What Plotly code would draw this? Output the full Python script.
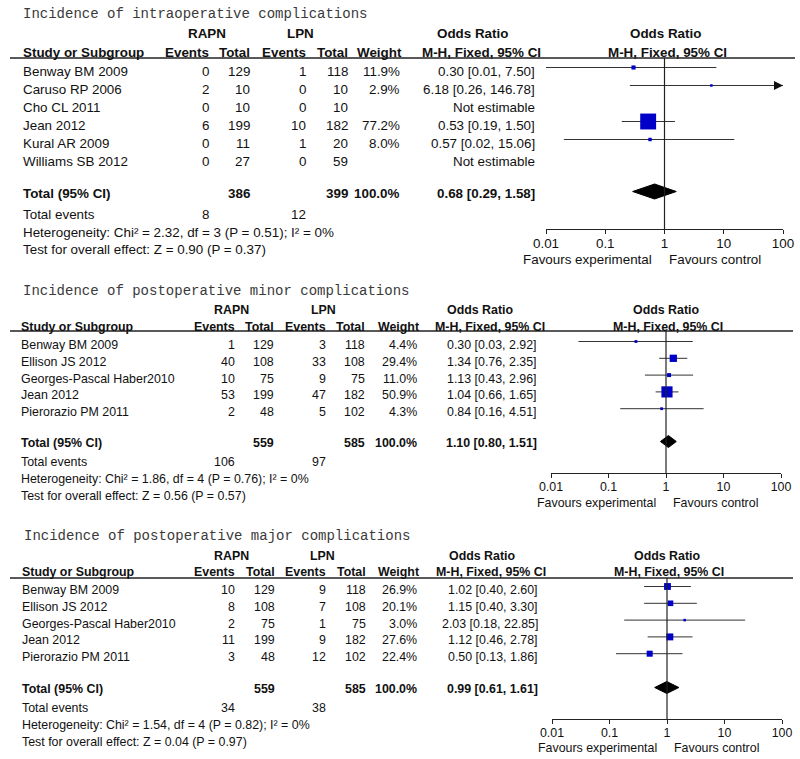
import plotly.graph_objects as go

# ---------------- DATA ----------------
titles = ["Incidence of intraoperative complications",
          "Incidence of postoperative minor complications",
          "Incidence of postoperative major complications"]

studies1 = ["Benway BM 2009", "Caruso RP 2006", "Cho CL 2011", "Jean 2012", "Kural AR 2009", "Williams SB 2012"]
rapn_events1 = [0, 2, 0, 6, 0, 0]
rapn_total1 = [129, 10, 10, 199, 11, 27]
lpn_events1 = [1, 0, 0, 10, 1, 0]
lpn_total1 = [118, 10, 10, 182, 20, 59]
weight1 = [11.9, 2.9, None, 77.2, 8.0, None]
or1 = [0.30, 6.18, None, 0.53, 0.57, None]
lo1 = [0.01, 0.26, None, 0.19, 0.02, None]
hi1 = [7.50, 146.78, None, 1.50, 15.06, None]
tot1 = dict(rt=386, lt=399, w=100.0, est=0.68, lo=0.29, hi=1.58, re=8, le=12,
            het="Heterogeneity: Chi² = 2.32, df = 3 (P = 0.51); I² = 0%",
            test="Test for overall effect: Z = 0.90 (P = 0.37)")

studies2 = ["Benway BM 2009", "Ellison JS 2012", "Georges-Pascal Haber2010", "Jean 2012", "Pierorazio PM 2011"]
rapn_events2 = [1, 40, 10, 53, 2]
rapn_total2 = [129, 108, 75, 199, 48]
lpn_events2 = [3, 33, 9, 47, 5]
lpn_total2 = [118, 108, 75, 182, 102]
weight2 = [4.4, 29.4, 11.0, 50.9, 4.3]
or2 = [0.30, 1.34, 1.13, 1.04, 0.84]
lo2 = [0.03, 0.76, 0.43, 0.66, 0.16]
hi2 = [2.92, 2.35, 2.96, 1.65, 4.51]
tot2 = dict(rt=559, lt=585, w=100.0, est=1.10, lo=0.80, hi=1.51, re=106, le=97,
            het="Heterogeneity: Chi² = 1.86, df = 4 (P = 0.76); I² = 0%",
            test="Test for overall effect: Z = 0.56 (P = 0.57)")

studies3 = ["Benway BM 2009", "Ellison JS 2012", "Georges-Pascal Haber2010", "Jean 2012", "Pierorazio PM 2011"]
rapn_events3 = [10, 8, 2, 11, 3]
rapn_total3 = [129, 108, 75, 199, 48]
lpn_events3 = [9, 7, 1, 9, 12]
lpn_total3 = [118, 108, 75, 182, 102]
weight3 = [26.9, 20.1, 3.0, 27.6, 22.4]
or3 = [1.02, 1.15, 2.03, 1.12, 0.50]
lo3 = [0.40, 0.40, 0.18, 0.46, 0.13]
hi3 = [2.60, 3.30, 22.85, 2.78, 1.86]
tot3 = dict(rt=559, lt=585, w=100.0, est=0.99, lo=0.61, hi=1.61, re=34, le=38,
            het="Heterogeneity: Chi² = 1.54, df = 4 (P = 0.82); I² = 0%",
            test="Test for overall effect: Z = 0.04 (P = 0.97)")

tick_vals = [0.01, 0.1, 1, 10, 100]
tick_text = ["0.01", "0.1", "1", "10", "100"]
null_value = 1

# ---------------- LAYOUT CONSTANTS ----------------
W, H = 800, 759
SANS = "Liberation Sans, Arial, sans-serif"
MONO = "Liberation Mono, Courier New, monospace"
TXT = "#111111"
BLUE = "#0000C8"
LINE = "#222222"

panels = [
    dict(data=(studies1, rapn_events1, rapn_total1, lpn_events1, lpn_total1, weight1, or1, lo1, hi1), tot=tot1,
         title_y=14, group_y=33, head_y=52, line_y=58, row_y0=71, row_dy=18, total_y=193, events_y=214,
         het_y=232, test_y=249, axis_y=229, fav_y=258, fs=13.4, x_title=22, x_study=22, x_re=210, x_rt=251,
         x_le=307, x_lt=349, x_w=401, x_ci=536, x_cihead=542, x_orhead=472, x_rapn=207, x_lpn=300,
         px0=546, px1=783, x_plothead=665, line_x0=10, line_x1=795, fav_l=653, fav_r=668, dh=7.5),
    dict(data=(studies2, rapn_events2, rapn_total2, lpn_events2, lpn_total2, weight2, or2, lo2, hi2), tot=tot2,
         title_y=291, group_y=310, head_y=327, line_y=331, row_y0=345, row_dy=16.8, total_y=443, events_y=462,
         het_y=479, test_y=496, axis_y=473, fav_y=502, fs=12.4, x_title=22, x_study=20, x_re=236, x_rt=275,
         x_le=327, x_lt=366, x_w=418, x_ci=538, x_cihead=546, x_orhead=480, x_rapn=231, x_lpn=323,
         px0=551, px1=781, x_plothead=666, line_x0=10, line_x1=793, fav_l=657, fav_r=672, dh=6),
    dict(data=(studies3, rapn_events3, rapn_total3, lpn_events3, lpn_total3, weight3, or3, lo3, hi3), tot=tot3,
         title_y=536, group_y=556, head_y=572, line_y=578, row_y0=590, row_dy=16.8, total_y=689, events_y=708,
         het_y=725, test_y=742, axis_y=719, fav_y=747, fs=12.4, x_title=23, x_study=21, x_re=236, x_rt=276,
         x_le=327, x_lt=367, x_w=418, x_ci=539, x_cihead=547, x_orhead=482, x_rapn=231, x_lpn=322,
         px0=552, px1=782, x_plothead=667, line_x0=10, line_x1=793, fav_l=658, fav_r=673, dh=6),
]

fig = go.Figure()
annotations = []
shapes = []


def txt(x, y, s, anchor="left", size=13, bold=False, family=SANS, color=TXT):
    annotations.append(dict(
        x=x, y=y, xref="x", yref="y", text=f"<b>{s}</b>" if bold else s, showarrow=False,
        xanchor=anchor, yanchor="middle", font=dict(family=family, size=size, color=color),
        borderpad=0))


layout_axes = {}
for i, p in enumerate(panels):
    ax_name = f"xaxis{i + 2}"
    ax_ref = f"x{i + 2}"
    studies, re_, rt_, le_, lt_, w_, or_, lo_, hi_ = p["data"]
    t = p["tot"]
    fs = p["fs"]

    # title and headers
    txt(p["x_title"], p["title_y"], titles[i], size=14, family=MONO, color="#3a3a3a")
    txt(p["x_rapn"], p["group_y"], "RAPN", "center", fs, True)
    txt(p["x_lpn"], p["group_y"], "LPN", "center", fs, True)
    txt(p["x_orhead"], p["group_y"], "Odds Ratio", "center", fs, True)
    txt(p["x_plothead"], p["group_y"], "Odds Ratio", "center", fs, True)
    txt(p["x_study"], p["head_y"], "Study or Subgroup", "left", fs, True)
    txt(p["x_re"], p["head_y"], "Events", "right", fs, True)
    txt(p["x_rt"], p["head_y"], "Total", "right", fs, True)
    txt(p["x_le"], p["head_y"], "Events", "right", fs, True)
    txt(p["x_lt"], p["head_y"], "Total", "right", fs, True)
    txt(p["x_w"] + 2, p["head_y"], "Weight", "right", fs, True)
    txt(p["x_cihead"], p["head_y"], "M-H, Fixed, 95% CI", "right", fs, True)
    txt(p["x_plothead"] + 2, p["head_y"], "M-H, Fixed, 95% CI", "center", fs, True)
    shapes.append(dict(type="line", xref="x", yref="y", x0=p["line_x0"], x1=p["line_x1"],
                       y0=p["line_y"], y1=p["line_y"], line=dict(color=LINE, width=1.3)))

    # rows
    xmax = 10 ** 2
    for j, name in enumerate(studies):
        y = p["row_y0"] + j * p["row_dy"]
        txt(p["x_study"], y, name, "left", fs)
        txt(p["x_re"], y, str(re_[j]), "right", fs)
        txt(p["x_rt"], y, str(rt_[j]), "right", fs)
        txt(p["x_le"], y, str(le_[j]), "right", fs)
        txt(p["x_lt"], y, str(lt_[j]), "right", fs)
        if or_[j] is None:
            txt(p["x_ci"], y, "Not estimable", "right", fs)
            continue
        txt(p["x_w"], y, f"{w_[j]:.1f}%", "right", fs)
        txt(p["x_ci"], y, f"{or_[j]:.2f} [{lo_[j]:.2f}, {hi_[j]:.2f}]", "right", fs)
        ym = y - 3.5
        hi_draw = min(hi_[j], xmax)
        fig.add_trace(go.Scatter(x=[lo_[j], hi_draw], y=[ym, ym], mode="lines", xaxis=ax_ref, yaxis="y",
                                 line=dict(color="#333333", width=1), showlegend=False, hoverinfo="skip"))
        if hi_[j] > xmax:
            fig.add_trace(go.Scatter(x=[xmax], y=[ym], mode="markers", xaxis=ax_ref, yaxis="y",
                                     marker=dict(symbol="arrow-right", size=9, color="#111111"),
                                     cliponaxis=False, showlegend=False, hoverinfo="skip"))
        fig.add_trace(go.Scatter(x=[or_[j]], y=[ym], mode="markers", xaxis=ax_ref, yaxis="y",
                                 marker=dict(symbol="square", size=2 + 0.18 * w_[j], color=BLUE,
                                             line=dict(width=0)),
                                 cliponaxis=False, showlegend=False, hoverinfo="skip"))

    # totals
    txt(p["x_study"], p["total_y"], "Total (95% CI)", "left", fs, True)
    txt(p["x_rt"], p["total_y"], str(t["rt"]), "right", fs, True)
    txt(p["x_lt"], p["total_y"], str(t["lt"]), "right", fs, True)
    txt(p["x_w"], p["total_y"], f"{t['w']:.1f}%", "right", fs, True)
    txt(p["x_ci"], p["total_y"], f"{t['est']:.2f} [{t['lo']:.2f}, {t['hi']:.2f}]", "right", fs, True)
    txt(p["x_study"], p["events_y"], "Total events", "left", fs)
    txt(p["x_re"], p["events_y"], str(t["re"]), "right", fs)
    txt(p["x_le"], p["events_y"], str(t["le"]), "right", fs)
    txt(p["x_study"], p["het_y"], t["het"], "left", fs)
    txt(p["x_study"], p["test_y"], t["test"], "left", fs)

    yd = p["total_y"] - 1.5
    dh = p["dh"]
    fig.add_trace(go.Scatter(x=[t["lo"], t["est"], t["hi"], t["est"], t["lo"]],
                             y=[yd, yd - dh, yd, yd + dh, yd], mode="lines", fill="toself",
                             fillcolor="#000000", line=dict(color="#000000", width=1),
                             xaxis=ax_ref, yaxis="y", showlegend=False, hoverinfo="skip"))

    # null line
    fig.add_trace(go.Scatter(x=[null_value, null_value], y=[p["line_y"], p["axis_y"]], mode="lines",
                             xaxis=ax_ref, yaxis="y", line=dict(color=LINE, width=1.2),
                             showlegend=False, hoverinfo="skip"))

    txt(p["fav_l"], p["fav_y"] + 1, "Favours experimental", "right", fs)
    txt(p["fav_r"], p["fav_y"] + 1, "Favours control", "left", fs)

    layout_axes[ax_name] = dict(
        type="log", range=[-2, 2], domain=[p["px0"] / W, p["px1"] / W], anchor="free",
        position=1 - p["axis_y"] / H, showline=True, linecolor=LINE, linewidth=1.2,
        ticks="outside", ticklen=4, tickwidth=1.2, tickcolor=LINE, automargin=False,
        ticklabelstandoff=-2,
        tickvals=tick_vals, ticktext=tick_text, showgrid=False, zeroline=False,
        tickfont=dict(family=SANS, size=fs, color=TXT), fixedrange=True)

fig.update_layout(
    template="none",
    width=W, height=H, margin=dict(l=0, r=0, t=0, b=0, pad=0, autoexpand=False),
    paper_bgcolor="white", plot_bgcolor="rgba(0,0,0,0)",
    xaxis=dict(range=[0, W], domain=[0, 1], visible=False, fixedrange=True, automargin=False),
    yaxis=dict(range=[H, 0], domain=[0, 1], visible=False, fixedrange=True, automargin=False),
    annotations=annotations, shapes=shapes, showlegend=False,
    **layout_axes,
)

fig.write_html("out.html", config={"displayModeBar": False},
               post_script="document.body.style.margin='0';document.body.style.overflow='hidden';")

-*-

Set task:
Begin at the top of the material above and output each line exactly, stopping after the line that holds "of postoperative major". Leave out pictures.

Exercise answer:
What Plotly code would draw this? Output the full Python script.
import plotly.graph_objects as go

# ---------------- DATA ----------------
titles = ["Incidence of intraoperative complications",
          "Incidence of postoperative minor complications",
          "Incidence of postoperative major complications"]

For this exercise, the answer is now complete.